- - - (n.) M I S C E L L A N E O U S . C U R I O S - - -

Monday, September 20, 2010

DAY 20 - Kyle

To: The Person That Broke My Heart the Hardest

I feel like my relationship with Kyle has taken up a huge part of my life. If I have not written much about him here, know that he has taken up more journal pages than anything else combined. But I have long dwelt on the unhappiness and the unfairness of it all, much too long. Nowadays I prefer to focus on the happiness of our relationship, and what I learned from it. I am grateful beyond words for Kyle, but I am also grateful that our time together is over.

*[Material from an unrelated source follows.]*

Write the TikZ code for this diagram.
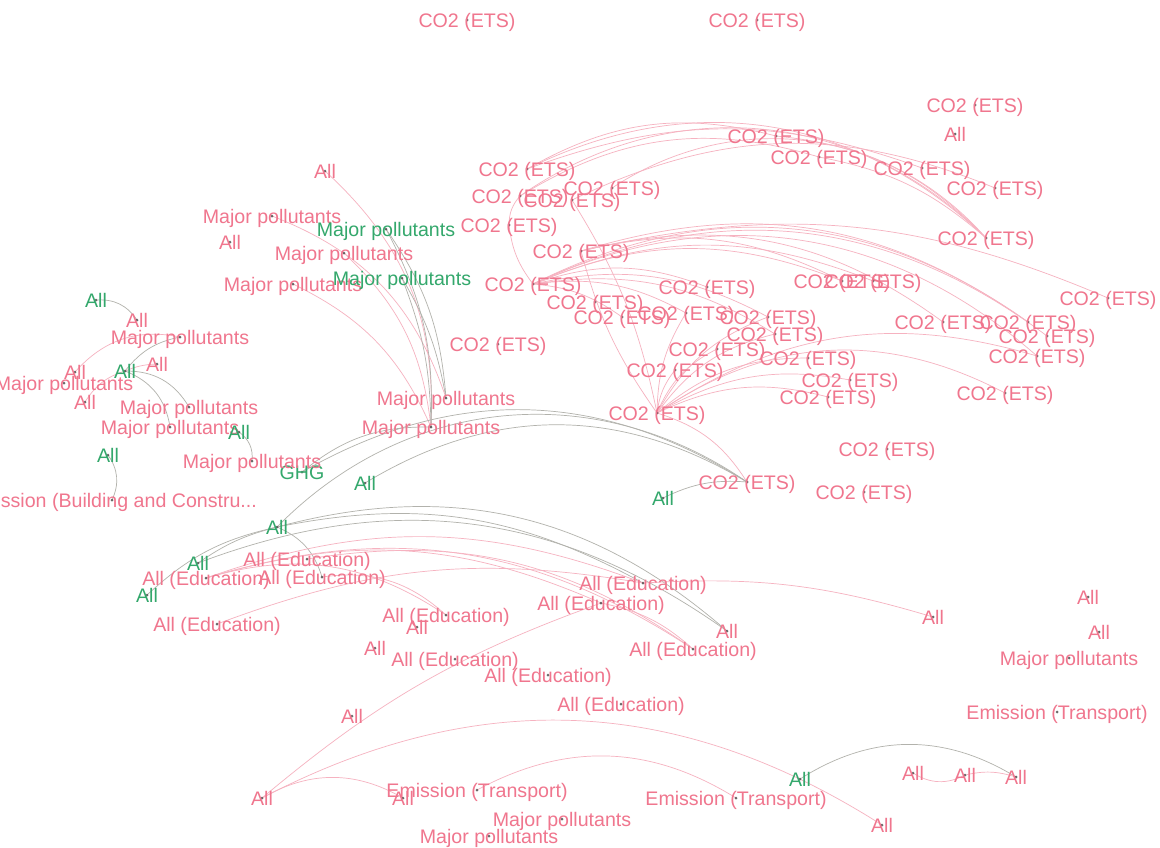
\documentclass[tikz,border=0pt]{standalone}
\usepackage{fontspec}
\setmainfont{Liberation Sans}
\usepackage{xcolor}
\usepackage{tikz}
\usetikzlibrary{positioning}

\definecolor{pinkn}{RGB}{240,118,142}
\definecolor{greenn}{RGB}{52,168,108}
\definecolor{pinke}{RGB}{246,178,192}
\definecolor{graye}{RGB}{178,178,172}
\definecolor{dotc}{RGB}{70,70,70}

\pgfdeclarelayer{background}
\pgfsetlayers{background,main}

\begin{document}
\begin{tikzpicture}[x=0.5pt, y=-0.5pt,
    lbl/.style={inner sep=0pt, text height=7pt, text depth=0pt, font=\fontsize{9.8}{10}\selectfont,
        append after command={\pgfextra{\fill[dotc, opacity=0.8] (\tikzlastnode.center) circle (0.75pt);}}},
    pk/.style={lbl, text=pinkn},
    gn/.style={lbl, text=greenn},
    pe/.style={draw=pinke, line width=0.35pt},
    ge/.style={draw=graye, line width=0.35pt}]
    \useasboundingbox (0,0) rectangle (1160,847);

    % CO2 (ETS) cluster
    \node[pk] (ca) at (467,20) {CO2 (ETS)};
    \node[pk] (cb) at (757,20) {CO2 (ETS)};
    \node[pk] (c1) at (975,105) {CO2 (ETS)};
    \node[pk] (al1) at (955,134) {All};
    \node[pk] (c2) at (776,136) {CO2 (ETS)};
    \node[pk] (c3) at (819,157) {CO2 (ETS)};
    \node[pk] (c4) at (922,168) {CO2 (ETS)};
    \node[pk] (c5) at (995,188) {CO2 (ETS)};
    \node[pk] (c6) at (527,169) {CO2 (ETS)};
    \node[pk] (c7) at (520,196) {CO2 (ETS)};
    \node[pk] (c8) at (612,188) {CO2 (ETS)};
    \node[pk] (c9) at (572,200) {CO2 (ETS)};
    \node[pk] (c10) at (509,225) {CO2 (ETS)};
    \node[pk] (c11) at (581,251) {CO2 (ETS)};
    \node[pk] (c12) at (986,238) {CO2 (ETS)};
    \node[pk] (c13) at (533,284) {CO2 (ETS)};
    \node[pk] (c14) at (707,287) {CO2 (ETS)};
    \node[pk] (c15) at (842,281) {CO2 (ETS)};
    \node[pk] (c16) at (873,281) {CO2 (ETS)};
    \node[pk] (c17) at (1108,298) {CO2 (ETS)};
    \node[pk] (c18) at (595,302) {CO2 (ETS)};
    \node[pk] (c19) at (622,317) {CO2 (ETS)};
    \node[pk] (c20) at (686,313) {CO2 (ETS)};
    \node[pk] (c21) at (768,317) {CO2 (ETS)};
    \node[pk] (c22) at (775,334) {CO2 (ETS)};
    \node[pk] (c23) at (943,322) {CO2 (ETS)};
    \node[pk] (c24) at (1028,322) {CO2 (ETS)};
    \node[pk] (c25) at (1047,336) {CO2 (ETS)};
    \node[pk] (c26) at (1037,356) {CO2 (ETS)};
    \node[pk] (c27) at (498,344) {CO2 (ETS)};
    \node[pk] (c28) at (717,349) {CO2 (ETS)};
    \node[pk] (c29) at (808,358) {CO2 (ETS)};
    \node[pk] (c30) at (675,370) {CO2 (ETS)};
    \node[pk] (c31) at (850,380) {CO2 (ETS)};
    \node[pk] (c32) at (828,397) {CO2 (ETS)};
    \node[pk] (c33) at (1005,393) {CO2 (ETS)};
    \node[pk] (c34) at (657,413) {CO2 (ETS)};
    \node[pk] (c35) at (887,449) {CO2 (ETS)};
    \node[pk] (c36) at (747,482) {CO2 (ETS)};
    \node[pk] (c37) at (864,492) {CO2 (ETS)};

    % Major pollutants
    \node[pk] (pa1) at (325,171) {All};
    \node[pk] (mp1) at (272,216) {Major pollutants};
    \node[pk] (pa2) at (230,242) {All};
    \node[gn] (mg1) at (386,229) {Major pollutants};
    \node[pk] (mp2) at (344,253) {Major pollutants};
    \node[pk] (mp3) at (293,284) {Major pollutants};
    \node[gn] (mg2) at (402,278) {Major pollutants};
    \node[pk] (mp4) at (446,398) {Major pollutants};
    \node[pk] (mp5) at (431,427) {Major pollutants};
    \node[gn] (ghg) at (302,472) {GHG};
    \node[gn] (ga1) at (365,483) {All};
    \node[gn] (ga2) at (663,498) {All};

    % left group
    \node[gn] (ga3) at (96,300) {All};
    \node[pk] (pa3) at (137,320) {All};
    \node[pk] (mp6) at (180,337) {Major pollutants};
    \node[pk] (pa4) at (157,364) {All};
    \node[pk] (pa5) at (75,372) {All};
    \node[gn] (ga4) at (125,371) {All};
    \node[pk] (mp7) at (64,383) {Major pollutants};
    \node[pk] (pa6) at (85,402) {All};
    \node[pk] (mp8) at (189,407) {Major pollutants};
    \node[pk] (mp9) at (170,427) {Major pollutants};
    \node[gn] (ga5) at (239,432) {All};
    \node[pk] (mp10) at (252,461) {Major pollutants};
    \node[gn] (ga6) at (108,455) {All};
    \node[pk] (eb) at (112,500) {Emission (Building and Constru...};

    % education group
    \node[gn] (ga7) at (277,527) {All};
    \node[gn] (ga8) at (198,563) {All};
    \node[pk] (ed1) at (206,578) {All (Education)};
    \node[pk] (ed2) at (307,559) {All (Education)};
    \node[pk] (ed3) at (322,577) {All (Education)};
    \node[gn] (ga9) at (147,595) {All};
    \node[pk] (ed4) at (217,624) {All (Education)};
    \node[pk] (ed5) at (643,583) {All (Education)};
    \node[pk] (ed6) at (601,603) {All (Education)};
    \node[pk] (ed7) at (446,615) {All (Education)};
    \node[pk] (pa7) at (417,627) {All};
    \node[pk] (pa8) at (375,648) {All};
    \node[pk] (ed8) at (455,659) {All (Education)};
    \node[pk] (ed9) at (548,675) {All (Education)};
    \node[pk] (pa9) at (727,631) {All};
    \node[pk] (ed10) at (693,649) {All (Education)};
    \node[pk] (ed11) at (621,704) {All (Education)};
    \node[pk] (pa10) at (352,716) {All};
    \node[pk] (pa11) at (933,617) {All};

    % right and bottom
    \node[pk] (pa12) at (1088,597) {All};
    \node[pk] (pa13) at (1099,632) {All};
    \node[pk] (mp11) at (1069,658) {Major pollutants};
    \node[pk] (et1) at (1057,712) {Emission (Transport)};
    \node[pk] (pa14) at (262,798) {All};
    \node[pk] (pa15) at (403,798) {All};
    \node[pk] (et2) at (477,790) {Emission (Transport)};
    \node[pk] (mp12) at (562,819) {Major pollutants};
    \node[pk] (mp13) at (489,836) {Major pollutants};
    \node[gn] (ga10) at (800,779) {All};
    \node[pk] (et3) at (736,798) {Emission (Transport)};
    \node[pk] (pa16) at (882,825) {All};
    \node[pk] (pa17) at (913,773) {All};
    \node[pk] (pa18) at (965,775) {All};
    \node[pk] (pa19) at (1016,777) {All};

    \begin{pgfonlayer}{background}
    \fill[white] (0,0) rectangle (1160,847);
    % upper arcs
    \draw[pe] (c7.center) to[bend left=40] (c12.center);
    \draw[pe] (c6.center) to[bend left=35] (c12.center);
    \draw[pe] (c8.center) to[bend left=41] (c12.center);
    \draw[pe] (c6.center) to[bend left=20] (c4.center);
    \draw[pe] (c6.center) to[bend left=22] (c2.center);
    \draw[pe] (c7.center) to[bend left=24] (c3.center);
    \draw[pe] (c9.center) to[bend left=24] (c5.center);
    \draw[pe] (c2.center) to[bend left=20] (c12.center);
    \draw[pe] (c3.center) to[bend left=15] (c12.center);
    \draw[pe] (c7.center) to[bend right=20] (c10.center);
    \draw[pe] (c10.center) to[bend right=15] (c13.center);
    \draw[pe] (c9.center) to[bend left=10] (c34.center);
    \draw[pe] (c11.center) to[bend right=10] (c34.center);
    % middle arcs
    \draw[pe] (c13.center) to[bend left=31] (c24.center);
    \draw[pe] (c13.center) to[bend left=31] (c25.center);
    \draw[pe] (c13.center) to[bend left=33] (c26.center);
    \draw[pe] (c13.center) to[bend left=22] (c16.center);
    \draw[pe] (c13.center) to[bend left=22] (c15.center);
    \draw[pe] (c13.center) to[bend left=20] (c21.center);
    \draw[pe] (c13.center) to[bend left=20] (c22.center);
    \draw[pe] (c13.center) to[bend left=18] (c20.center);
    \draw[pe] (c13.center) to[bend left=15] (c19.center);
    \draw[pe] (c13.center) to[bend left=20] (c14.center);
    \draw[pe] (c11.center) to[bend left=26] (c24.center);
    \draw[pe] (c11.center) to[bend left=25] (c23.center);
    \draw[pe] (c11.center) to[bend left=18] (c17.center);
    \draw[pe] (c11.center) to[bend left=20] (c15.center);
    \draw[pe] (c34.center) to[bend left=20] (c28.center);
    \draw[pe] (c34.center) to[bend left=15] (c30.center);
    \draw[pe] (c34.center) to[bend left=20] (c29.center);
    \draw[pe] (c34.center) to[bend left=20] (c31.center);
    \draw[pe] (c34.center) to[bend left=20] (c32.center);
    \draw[pe] (c34.center) to[bend left=31] (c33.center);
    \draw[pe] (c34.center) to[bend left=15] (c20.center);
    \draw[pe] (c34.center) to[bend left=20] (c22.center);
    \draw[pe] (c34.center) to[bend left=20] (c21.center);
    \draw[pe] (c34.center) to[bend left=25] (c26.center);
    \draw[pe] (c34.center) to[bend left=20] (c36.center);
    % into the major pollutants pair
    \draw[pe] (pa1.center) to[bend left=25] (mp5.center);
    \draw[pe] (mp1.center) to[bend left=25] (mp4.center);
    \draw[pe] (mp2.center) to[bend left=20] (mp5.center);
    \draw[pe] (mp3.center) to[bend left=20] (mp5.center);
    \draw[ge] (mg1.center) to[bend left=15] (mp4.center);
    \draw[ge] (mg1.center) to[bend left=15] (mp5.center);
    \draw[ge] (mg2.center) to[bend left=10] (mp4.center);
    \draw[ge] (mg2.center) to[bend left=10] (mp5.center);
    \draw[ge] (ghg.center) to[bend left=20] (mp5.center);
    \draw[ge] (ghg.center) to[bend left=31] (c36.center);
    \draw[ge] (ga1.center) to[bend left=31] (c36.center);
    \draw[ge] (ga7.center) to[bend left=40] (c36.center);
    \draw[ge] (ga2.center) to[bend left=15] (c36.center);
    % left group
    \draw[ge] (ga3.center) to[bend left=30] (pa3.center);
    \draw[pe] (pa5.center) to[bend left=30] (mp6.center);
    \draw[ge] (ga4.center) to[bend left=20] (mp6.center);
    \draw[pe] (ga4.center) to[bend left=10] (pa4.center);
    \draw[pe] (pa6.center) to[bend left=20] (ga4.center);
    \draw[ge] (ga4.center) to[bend left=30] (mp8.center);
    \draw[ge] (ga4.center) to[bend left=30] (mp9.center);
    \draw[ge] (ga5.center) to[bend left=30] (mp10.center);
    \draw[ge] (ga6.center) to[bend left=30] (eb.center);
    % education group
    \draw[ge] (ga9.center) to[bend left=15] (ga7.center);
    \draw[ge] (ga8.center) to[bend left=10] (ga7.center);
    \draw[ge] (ga7.center) to[bend left=25] (ed3.center);
    \draw[ge] (ga7.center) to[bend left=28] (pa9.center);
    \draw[ge] (ga8.center) to[bend left=28] (pa9.center);
    \draw[ge] (ga7.center) to[bend left=20] (ed5.center);
    \draw[pe] (ed1.center) to[bend left=20] (ed5.center);
    \draw[pe] (ed1.center) to[bend left=25] (ed10.center);
    \draw[pe] (ed1.center) to[bend left=20] (ed6.center);
    \draw[pe] (ed2.center) to[bend left=22] (ed10.center);
    \draw[pe] (ed3.center) to[bend left=25] (ed7.center);
    \draw[pe] (ed1.center) to[bend left=25] (ed7.center);
    \draw[pe] (ed4.center) to[bend left=15] (ed5.center);
    \draw[pe] (ed5.center) to[bend left=10] (pa11.center);
    \draw[pe] (ed6.center) to[bend left=15] (ed10.center);
    % bottom
    \draw[pe] (pa14.center) to[bend left=10] (ed6.center);
    \draw[pe] (pa14.center) to[bend left=30] (pa16.center);
    \draw[pe] (pa14.center) to[bend left=30] (pa15.center);
    \draw[pe] (et2.center) to[bend left=30] (et3.center);
    \draw[ge] (ga10.center) to[bend left=32] (pa19.center);
    \draw[pe] (pa17.center) to[bend right=30] (pa18.center);
    \draw[pe] (pa18.center) to[bend left=15] (pa19.center);
    \end{pgfonlayer}
\end{tikzpicture}
\end{document}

He taught me a lot, but it is from others I must learn now.


From my journal, after my first trip home from college since graduating high school:

January 4, 2009

... I saw Kyle and Greg, which was so wonderful. I think we all really needed to see each other and be physically reassured of our forgiveness for each other. I am so grateful that our friendship and love for each other was strong enough to push through this.

Kyle said something jokingly about how I didn't really want to see him at the end of last year, and I didn't lie. I agreed. I didn't really want to see him. But I really did this break and I think it was so good. We apologized for our bad things. I thought it was interesting... he apologized for being really antagonistic instead of loving towards the end, and he said he thought it was because he just didn't want me to leave. I didn't want to leave either... was that it? Was that why it happened? It broke my heart. Maybe subconsciously we thought it'd be easier to leave each other if we didn't like each other and were rude.

Anyways, then he said he didn't realize how much he missed me until he saw me again... I think it was the same for me. I knew I missed him a bunch, but knowing we've forgiven each other makes me miss him again now.